Matthew Aucoin (b. 1990) is an American composer, conductor, writer, and pianist.
In the 2014-15 season, Aucoin conducted the premieres of two of his operas: Crossing, at Boston’s American Repertory Theater (directed by Diane Paulus); and Second Nature, a chamber opera for the young, at Lyric Opera of Chicago. Aucoin wrote the libretti for both works. He is currently at work on a new opera for the Metropolitan Opera / Lincoln Center Theater’s New Works program.
In the coming season, Aucoin will conduct the premiere of his new orchestral work, commissioned by the Los Angeles Chamber Orchestra. His new song cycle, set to texts by James Merrill and co-commissioned by Carnegie Hall, New York, and Wigmore Hall, London, will be premiered by tenor Paul Appleby and pianist Ken Noda at recitals in New York, Boston, Chicago, Notre Dame, and Miami. Violinist Jennifer Koh will premiere Aucoin’s new solo violin work at the New York Philharmonic Biennale and the Santa Fe Chamber Music Festival. Aucoin is also at work on a piano concerto commissioned by The Gilmore for pianist Charlie Albright.
This season, Aucoin makes conducting debuts with the Los Angeles Philharmonic; the Los Angeles Chamber Orchestra; Music Academy of the West (Smetana’s The Bartered Bride, as well as his own chamber opera Second Nature); the Teatro Petruzzelli in Bari, Italy (Mozart’s Le Nozze di Figaro); and he returns to the Civic Orchestra of Chicago. In recent seasons, he has appeared as a conductor with the Chicago Symphony Orchestra, the Rome Opera Orchestra, the Civic Orchestra of Chicago (a special event featuring cellist Yo-Yo Ma) and Juilliard Opera (Eugene Onegin).

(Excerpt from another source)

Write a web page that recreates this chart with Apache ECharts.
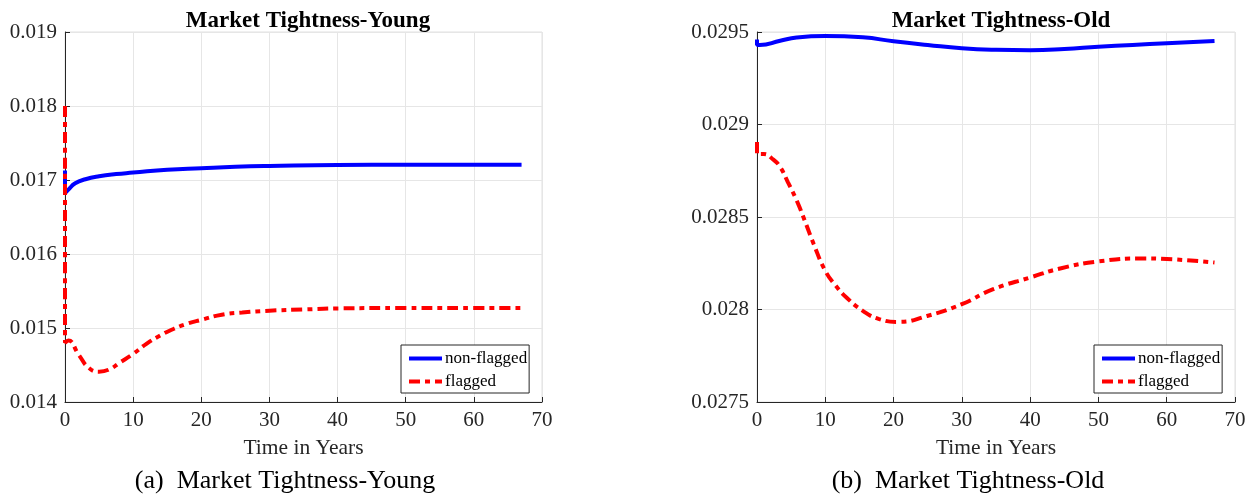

Aucoin’s orchestral, instrumental, and vocal music has recently been performed by cellist Yo-Yo Ma and bassist Alexander Hanna; Zurich’s Tonhalle Orchestra; members of the Chicago Symphony; Boston’s A Far Cry; countertenor Anthony Roth Costanzo; violinist Keir GoGwilt; the Gramercy Trio; and San Antonio’s SOLI Chamber Ensemble. His music has been heard at the Rockport Chamber Music Festival; the Curtis Institute of Music (the Three Études, commissioned for pianist George Fu); the conservatories of Tianjin and Shenyang, China (recitals by violinist Rachel Lee Priday); New York’s MATA Festival at SubCulture (Ms. Priday and pianist David Kaplan); the Sarasota Opera House; Italy’s Spoleto Festival; the Canadian Opera Company’s Bradshaw Amphitheatre; and the Peabody Essex Museum, where he is Composer-in-Residence.

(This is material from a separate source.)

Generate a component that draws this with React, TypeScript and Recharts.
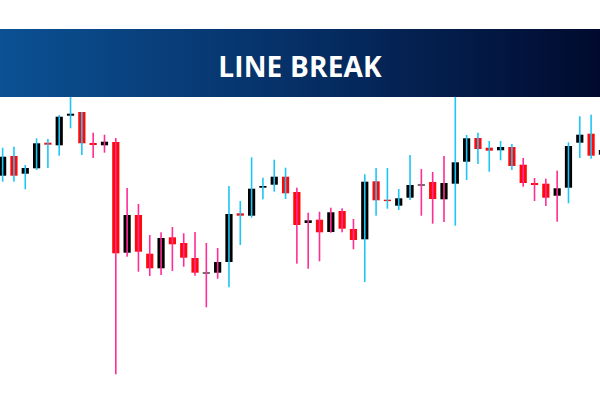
import { ComposedChart, Bar, XAxis, YAxis } from "recharts";

// prices (arbitrary units, 400 = top of chart)
const opens = [224.3, 244, 226.3, 231.7, 257.3, 254.7, 284.3, 288, 257, 254.7, 258, 147.3, 185, 146.3, 131.7, 162.7, 157, 142, 127.7, 127.3, 138, 186.7, 184.3, 212.3, 215.3, 223.3, 208, 177, 180.3, 168, 189, 171, 160.7, 218.7, 200.3, 194.3, 202.3, 215.7, 218, 200.7, 216.3, 238.3, 262, 252.3, 249.7, 253, 235.3, 217, 216.3, 204.3, 212.3, 257.3, 266.3, 245.3];
const closes = [243.3, 224.3, 232, 256.7, 255.3, 283.3, 286.3, 256.7, 255, 258.3, 146.7, 185, 148.3, 131.7, 162, 155.7, 142.3, 127.3, 127.7, 138, 186, 184.3, 211.3, 214, 223.3, 206.7, 175, 179.7, 167.7, 187.7, 171.3, 160, 218.3, 199.7, 199, 201.7, 215, 215.7, 201, 217, 237.7, 261.7, 251, 249.3, 253, 234, 217, 215, 202.3, 211.7, 254, 265.3, 244.3, 250];
const highs = [252.3, 253.3, 235, 261.7, 261, 285, 312, 288, 267.3, 265.3, 262, 212, 196, 165, 167.7, 173, 166.7, 168, 157, 152, 214, 199, 242.7, 222.3, 240.3, 232.3, 212.3, 187.3, 188.3, 192.3, 191.7, 181, 225.7, 232, 232, 211, 245, 231, 228, 244, 312, 265, 267.3, 259, 259, 256, 242, 222, 221.3, 229.3, 257.7, 283.7, 285.3, 255];
const lows = [218.3, 218.3, 210.7, 230, 232, 244.3, 271.7, 245, 242, 247.3, 25.7, 143.3, 128.3, 124, 125, 129, 133.3, 124.3, 92.7, 121.3, 112.7, 155, 182.3, 200.7, 208.3, 201, 136.3, 131.3, 138.7, 167.3, 167.7, 150.7, 118, 184.3, 191.3, 190, 200, 184.3, 176.3, 178, 174.3, 220, 236, 228.3, 239.7, 230, 213.3, 199, 194, 178.3, 196.7, 242, 241.3, 242];
// line break direction (wick colour)
const trend = [
  "up", "up", "up", "up", "up", "up", "up", "up",
  "down", "down", "down", "down", "down", "down", "down", "down", "down", "down", "down", "down",
  "up", "up", "up", "up", "up", "up",
  "down", "down", "down", "down", "down", "down",
  "up", "up", "up", "up", "up",
  "down", "down", "down",
  "up", "up", "up", "up", "up", "up",
  "down", "down", "down", "down",
  "up", "up", "up", "up",
];

const data = opens.map((o, i) => ({
  i,
  open: o,
  close: closes[i],
  high: highs[i],
  low: lows[i],
  trend: trend[i],
}));

const STEP = 11.317;

const Candle = (props: any) => {
  const { x, y, width, height, payload } = props;
  const { open, close, high, low } = payload;
  const top0 = Math.min(y, y + height);
  const h = Math.abs(height);
  const k = h / (high - low);
  const py = (v: number) => top0 + (high - v) * k;
  const cx = x + width / 2;
  const bodyTop = py(Math.max(open, close));
  const bodyBot = py(Math.min(open, close));
  const doji = Math.abs(open - close) < 0.5;
  const fill = doji ? "#333" : close > open ? "#000" : "#ff0a0a";
  const wick = payload.trend === "up" ? "#1cc6f8" : "#ff2d95";
  return (
    <g>
      <rect x={cx - 3.6} y={bodyTop} width={7.2} height={Math.max(bodyBot - bodyTop, 1.4)} fill={fill} />
      <rect x={cx - 0.8} y={top0} width={1.6} height={h} fill={wick} />
    </g>
  );
};

export default function App() {
  return (
    <div style={{ position: "absolute", left: 0, top: 0, width: 600, height: 400, overflow: "hidden", background: "#fff" }}>
      <div style={{ position: "absolute", left: 2.5 - STEP / 2, top: 0 }}>
        <ComposedChart width={STEP * data.length} height={400} data={data} margin={{ top: 0, right: 0, bottom: 0, left: 0 }}>
          <XAxis dataKey="i" hide />
          <YAxis hide domain={[0, 400]} />
          <Bar dataKey={(d: any) => [d.low, d.high]} shape={<Candle />} isAnimationActive={false} />
        </ComposedChart>
      </div>
      <div
        style={{
          position: "absolute",
          left: 0,
          top: 29,
          width: 600,
          height: 68,
          boxSizing: "border-box",
          paddingTop: 6,
          background: "linear-gradient(to right, #0b5193, #062f66 50%, #010a2e)",
          color: "#fff",
          display: "flex",
          alignItems: "center",
          justifyContent: "center",
          fontFamily: "'Open Sans', sans-serif",
          fontWeight: 700,
          fontSize: 28,
          letterSpacing: 0.2,
        }}
      >
        LINE BREAK
      </div>
    </div>
  );
}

Aucoin is a 2012 graduate of Harvard College (summa cum laude), where he studied with the poet Jorie Graham; and a 2013 recipient of a graduate diploma in composition from The Juilliard School, where he studied with composer Robert Beaser. Shortly before he graduated from Harvard, Aucoin was hired as the youngest Assistant Conductor in the history of the Metropolitan Opera, where he worked with Thomas Adès, James Levine, and Valery Gergiev. From 2013 to 2015, Aucoin was the Solti Conducting Apprentice at the Chicago Symphony Orchestra, where he studied with Riccardo Muti and, in 2014, made his CSO debut subbing for an indisposed Pierre Boulez.
Aucoin remains an active pianist: with his regular collaborator, violinist Keir GoGwilt, he has recently given recitals in New York, Boston, Edinburgh, Spoleto (Italy) and Toronto. Aucoin regularly performs with many of the world’s leading opera singers, including Paulo Szot, Rod Gilfry, Jennifer Rowley, and Anthony Roth Costanzo. Aucoin has also performed as a pianist in several Chicago Symphony Orchestra chamber concerts.
An accomplished writer, Aucoin’s essays and poetry have appeared in The Yale Review, The Colorado Review, The Boston Globe, and The Harvard Advocate. He has served as guest lecturer for the New York Shakespeare Society and a guest host for New York’s WQXR. Aucoin has been the subject of major profiles in The New York Times Magazine, The Wall Street Journal, The Boston Globe, and The Chicago Tribune. His music has been featured on radio programs including This American Life, From the Top, and Studio 360.